Brief ->
The line containing "import plotly.graph_objects as go" marks the end: quote every line from the start of the records below through it, word for word.

-- start Entries --

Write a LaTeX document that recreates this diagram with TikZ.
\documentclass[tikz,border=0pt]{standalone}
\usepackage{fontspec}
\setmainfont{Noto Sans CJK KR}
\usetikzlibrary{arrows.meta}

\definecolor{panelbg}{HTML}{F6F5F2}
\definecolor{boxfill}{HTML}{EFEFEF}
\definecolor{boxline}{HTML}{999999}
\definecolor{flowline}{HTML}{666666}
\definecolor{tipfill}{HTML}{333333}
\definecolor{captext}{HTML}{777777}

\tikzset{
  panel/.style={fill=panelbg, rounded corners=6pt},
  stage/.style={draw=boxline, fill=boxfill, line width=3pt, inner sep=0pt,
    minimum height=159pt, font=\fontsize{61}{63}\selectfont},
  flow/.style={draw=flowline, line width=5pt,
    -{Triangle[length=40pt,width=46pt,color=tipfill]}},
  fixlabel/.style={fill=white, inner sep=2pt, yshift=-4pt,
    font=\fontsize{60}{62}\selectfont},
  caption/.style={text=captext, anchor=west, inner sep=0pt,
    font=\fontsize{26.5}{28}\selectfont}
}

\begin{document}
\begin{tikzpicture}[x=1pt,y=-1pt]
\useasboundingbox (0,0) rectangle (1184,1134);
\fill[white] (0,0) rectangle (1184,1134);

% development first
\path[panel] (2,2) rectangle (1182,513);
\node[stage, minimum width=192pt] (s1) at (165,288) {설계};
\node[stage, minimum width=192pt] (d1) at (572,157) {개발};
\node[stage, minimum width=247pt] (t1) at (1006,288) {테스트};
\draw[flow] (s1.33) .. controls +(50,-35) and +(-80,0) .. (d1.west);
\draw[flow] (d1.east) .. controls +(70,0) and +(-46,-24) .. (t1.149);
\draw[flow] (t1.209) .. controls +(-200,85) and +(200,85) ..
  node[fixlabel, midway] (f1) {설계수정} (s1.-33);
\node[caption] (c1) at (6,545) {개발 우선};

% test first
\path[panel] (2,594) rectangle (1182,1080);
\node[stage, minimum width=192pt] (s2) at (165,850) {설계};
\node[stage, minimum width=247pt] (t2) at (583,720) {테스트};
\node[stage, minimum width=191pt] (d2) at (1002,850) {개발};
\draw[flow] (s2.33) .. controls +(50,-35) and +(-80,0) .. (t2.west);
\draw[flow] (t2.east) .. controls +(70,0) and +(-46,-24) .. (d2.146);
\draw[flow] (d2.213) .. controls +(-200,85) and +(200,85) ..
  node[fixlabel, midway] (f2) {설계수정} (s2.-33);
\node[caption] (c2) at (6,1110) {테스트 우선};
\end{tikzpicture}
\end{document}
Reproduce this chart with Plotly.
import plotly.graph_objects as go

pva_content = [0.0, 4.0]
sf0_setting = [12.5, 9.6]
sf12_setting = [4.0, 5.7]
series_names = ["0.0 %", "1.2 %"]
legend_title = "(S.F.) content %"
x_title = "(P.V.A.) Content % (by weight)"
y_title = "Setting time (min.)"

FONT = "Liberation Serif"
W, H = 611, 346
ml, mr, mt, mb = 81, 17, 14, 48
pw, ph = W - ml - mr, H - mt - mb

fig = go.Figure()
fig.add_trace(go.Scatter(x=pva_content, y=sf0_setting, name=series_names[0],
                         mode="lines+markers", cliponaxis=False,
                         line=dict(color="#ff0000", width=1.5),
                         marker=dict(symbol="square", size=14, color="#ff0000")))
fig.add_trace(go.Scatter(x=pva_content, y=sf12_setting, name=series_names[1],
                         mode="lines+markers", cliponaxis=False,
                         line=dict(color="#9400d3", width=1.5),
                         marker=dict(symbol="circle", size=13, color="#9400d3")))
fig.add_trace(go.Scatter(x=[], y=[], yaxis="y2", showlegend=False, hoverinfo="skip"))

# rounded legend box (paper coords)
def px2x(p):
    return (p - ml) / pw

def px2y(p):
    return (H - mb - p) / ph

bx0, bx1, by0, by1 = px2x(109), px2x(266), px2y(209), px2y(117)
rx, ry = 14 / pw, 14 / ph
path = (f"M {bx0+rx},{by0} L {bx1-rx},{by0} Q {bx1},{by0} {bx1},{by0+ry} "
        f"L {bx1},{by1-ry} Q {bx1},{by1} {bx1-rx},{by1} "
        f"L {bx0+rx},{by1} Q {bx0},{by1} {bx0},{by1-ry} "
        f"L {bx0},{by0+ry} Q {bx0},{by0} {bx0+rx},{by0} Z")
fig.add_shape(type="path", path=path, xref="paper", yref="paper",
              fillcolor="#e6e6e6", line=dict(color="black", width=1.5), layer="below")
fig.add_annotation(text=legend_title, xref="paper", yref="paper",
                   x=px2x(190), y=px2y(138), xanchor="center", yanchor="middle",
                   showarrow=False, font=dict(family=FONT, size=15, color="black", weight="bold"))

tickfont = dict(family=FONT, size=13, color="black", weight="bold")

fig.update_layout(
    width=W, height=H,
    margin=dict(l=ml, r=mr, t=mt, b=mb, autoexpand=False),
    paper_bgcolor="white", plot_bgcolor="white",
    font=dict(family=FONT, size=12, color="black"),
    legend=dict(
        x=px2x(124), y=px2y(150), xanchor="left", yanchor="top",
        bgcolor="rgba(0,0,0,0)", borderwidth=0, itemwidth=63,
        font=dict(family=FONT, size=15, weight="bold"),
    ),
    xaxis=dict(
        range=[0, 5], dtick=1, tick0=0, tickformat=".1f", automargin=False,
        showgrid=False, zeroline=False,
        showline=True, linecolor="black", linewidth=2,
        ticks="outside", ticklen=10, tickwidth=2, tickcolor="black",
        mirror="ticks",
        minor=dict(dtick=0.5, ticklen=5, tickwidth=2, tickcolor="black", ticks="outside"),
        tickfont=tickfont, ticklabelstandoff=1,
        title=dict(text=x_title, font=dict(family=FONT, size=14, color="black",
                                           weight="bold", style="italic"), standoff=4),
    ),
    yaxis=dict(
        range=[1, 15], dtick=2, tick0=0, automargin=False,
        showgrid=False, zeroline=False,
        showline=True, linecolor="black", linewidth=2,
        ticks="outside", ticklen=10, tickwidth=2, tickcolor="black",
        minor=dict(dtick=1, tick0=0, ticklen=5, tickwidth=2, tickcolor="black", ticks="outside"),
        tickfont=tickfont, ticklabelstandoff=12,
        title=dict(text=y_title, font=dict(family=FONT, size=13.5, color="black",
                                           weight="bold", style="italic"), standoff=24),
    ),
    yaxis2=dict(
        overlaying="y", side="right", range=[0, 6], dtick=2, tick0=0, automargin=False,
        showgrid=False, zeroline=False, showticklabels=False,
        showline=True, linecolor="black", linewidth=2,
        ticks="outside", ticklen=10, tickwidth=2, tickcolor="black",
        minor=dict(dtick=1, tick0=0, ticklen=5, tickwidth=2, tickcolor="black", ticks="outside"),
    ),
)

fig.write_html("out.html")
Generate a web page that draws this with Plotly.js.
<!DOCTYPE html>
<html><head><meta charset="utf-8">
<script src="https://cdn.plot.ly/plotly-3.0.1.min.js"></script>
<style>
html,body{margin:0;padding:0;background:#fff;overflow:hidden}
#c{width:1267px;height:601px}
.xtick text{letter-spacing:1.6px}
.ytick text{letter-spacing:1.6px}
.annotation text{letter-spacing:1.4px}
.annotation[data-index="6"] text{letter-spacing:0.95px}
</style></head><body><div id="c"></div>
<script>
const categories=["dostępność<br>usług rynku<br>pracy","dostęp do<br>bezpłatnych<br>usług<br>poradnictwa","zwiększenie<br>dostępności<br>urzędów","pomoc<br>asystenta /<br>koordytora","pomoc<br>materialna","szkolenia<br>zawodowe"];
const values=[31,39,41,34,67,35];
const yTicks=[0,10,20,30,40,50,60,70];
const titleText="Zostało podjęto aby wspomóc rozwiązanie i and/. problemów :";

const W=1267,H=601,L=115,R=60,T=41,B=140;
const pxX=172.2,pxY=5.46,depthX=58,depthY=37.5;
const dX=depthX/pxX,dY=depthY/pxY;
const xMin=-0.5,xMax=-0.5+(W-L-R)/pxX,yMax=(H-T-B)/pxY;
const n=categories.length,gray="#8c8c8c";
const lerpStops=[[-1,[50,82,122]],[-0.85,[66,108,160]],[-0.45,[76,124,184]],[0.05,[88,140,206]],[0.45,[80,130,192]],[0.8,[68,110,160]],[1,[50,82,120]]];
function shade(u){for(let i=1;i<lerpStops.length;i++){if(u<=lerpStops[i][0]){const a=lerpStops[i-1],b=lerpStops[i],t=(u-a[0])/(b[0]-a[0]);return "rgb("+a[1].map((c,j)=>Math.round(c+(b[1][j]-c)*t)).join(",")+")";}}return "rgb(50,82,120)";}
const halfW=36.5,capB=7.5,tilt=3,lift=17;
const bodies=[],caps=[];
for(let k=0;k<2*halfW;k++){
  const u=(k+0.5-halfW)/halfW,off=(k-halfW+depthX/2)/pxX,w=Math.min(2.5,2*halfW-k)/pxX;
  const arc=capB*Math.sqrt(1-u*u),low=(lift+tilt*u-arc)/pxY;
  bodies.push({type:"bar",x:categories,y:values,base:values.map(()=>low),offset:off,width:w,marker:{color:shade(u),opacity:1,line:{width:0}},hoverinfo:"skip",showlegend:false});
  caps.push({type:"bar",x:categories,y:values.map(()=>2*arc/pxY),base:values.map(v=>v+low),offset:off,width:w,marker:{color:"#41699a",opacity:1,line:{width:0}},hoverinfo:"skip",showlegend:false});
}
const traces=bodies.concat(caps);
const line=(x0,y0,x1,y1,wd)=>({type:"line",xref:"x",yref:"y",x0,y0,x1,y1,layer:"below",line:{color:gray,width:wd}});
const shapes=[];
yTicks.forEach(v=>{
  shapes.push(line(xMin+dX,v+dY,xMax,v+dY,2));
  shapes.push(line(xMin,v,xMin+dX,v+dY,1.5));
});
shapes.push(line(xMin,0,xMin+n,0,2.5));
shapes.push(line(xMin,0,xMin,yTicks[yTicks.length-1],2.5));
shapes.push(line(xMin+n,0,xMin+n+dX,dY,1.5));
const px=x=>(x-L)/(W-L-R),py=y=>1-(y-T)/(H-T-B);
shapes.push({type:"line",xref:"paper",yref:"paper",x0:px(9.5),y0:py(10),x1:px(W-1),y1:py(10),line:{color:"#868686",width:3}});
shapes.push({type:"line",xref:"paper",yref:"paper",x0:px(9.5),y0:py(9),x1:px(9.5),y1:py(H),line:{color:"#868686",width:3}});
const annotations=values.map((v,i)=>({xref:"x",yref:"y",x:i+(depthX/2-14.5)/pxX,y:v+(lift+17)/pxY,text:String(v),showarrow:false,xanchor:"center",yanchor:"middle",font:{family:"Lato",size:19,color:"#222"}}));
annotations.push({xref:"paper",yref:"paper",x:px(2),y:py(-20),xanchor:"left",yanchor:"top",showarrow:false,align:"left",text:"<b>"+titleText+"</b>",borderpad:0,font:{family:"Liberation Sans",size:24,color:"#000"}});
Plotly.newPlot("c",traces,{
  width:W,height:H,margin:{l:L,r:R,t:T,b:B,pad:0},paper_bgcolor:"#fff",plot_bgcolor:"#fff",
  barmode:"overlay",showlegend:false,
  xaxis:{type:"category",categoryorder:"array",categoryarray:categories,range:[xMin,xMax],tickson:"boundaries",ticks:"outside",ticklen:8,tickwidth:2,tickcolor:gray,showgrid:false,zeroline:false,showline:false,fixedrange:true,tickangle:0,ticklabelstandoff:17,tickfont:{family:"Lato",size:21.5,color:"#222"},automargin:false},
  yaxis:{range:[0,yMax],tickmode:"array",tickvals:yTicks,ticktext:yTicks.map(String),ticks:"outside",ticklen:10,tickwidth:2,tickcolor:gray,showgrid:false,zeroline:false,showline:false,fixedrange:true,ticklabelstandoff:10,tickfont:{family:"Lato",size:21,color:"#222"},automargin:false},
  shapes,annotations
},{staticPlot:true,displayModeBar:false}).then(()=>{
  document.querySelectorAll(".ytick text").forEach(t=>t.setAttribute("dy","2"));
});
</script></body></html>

-- end Entries --

Worked solution ->
Write a LaTeX document that recreates this diagram with TikZ.
\documentclass[tikz,border=0pt]{standalone}
\usepackage{fontspec}
\setmainfont{Noto Sans CJK KR}
\usetikzlibrary{arrows.meta}

\definecolor{panelbg}{HTML}{F6F5F2}
\definecolor{boxfill}{HTML}{EFEFEF}
\definecolor{boxline}{HTML}{999999}
\definecolor{flowline}{HTML}{666666}
\definecolor{tipfill}{HTML}{333333}
\definecolor{captext}{HTML}{777777}

\tikzset{
  panel/.style={fill=panelbg, rounded corners=6pt},
  stage/.style={draw=boxline, fill=boxfill, line width=3pt, inner sep=0pt,
    minimum height=159pt, font=\fontsize{61}{63}\selectfont},
  flow/.style={draw=flowline, line width=5pt,
    -{Triangle[length=40pt,width=46pt,color=tipfill]}},
  fixlabel/.style={fill=white, inner sep=2pt, yshift=-4pt,
    font=\fontsize{60}{62}\selectfont},
  caption/.style={text=captext, anchor=west, inner sep=0pt,
    font=\fontsize{26.5}{28}\selectfont}
}

\begin{document}
\begin{tikzpicture}[x=1pt,y=-1pt]
\useasboundingbox (0,0) rectangle (1184,1134);
\fill[white] (0,0) rectangle (1184,1134);

% development first
\path[panel] (2,2) rectangle (1182,513);
\node[stage, minimum width=192pt] (s1) at (165,288) {설계};
\node[stage, minimum width=192pt] (d1) at (572,157) {개발};
\node[stage, minimum width=247pt] (t1) at (1006,288) {테스트};
\draw[flow] (s1.33) .. controls +(50,-35) and +(-80,0) .. (d1.west);
\draw[flow] (d1.east) .. controls +(70,0) and +(-46,-24) .. (t1.149);
\draw[flow] (t1.209) .. controls +(-200,85) and +(200,85) ..
  node[fixlabel, midway] (f1) {설계수정} (s1.-33);
\node[caption] (c1) at (6,545) {개발 우선};

% test first
\path[panel] (2,594) rectangle (1182,1080);
\node[stage, minimum width=192pt] (s2) at (165,850) {설계};
\node[stage, minimum width=247pt] (t2) at (583,720) {테스트};
\node[stage, minimum width=191pt] (d2) at (1002,850) {개발};
\draw[flow] (s2.33) .. controls +(50,-35) and +(-80,0) .. (t2.west);
\draw[flow] (t2.east) .. controls +(70,0) and +(-46,-24) .. (d2.146);
\draw[flow] (d2.213) .. controls +(-200,85) and +(200,85) ..
  node[fixlabel, midway] (f2) {설계수정} (s2.-33);
\node[caption] (c2) at (6,1110) {테스트 우선};
\end{tikzpicture}
\end{document}
Reproduce this chart with Plotly.
import plotly.graph_objects as go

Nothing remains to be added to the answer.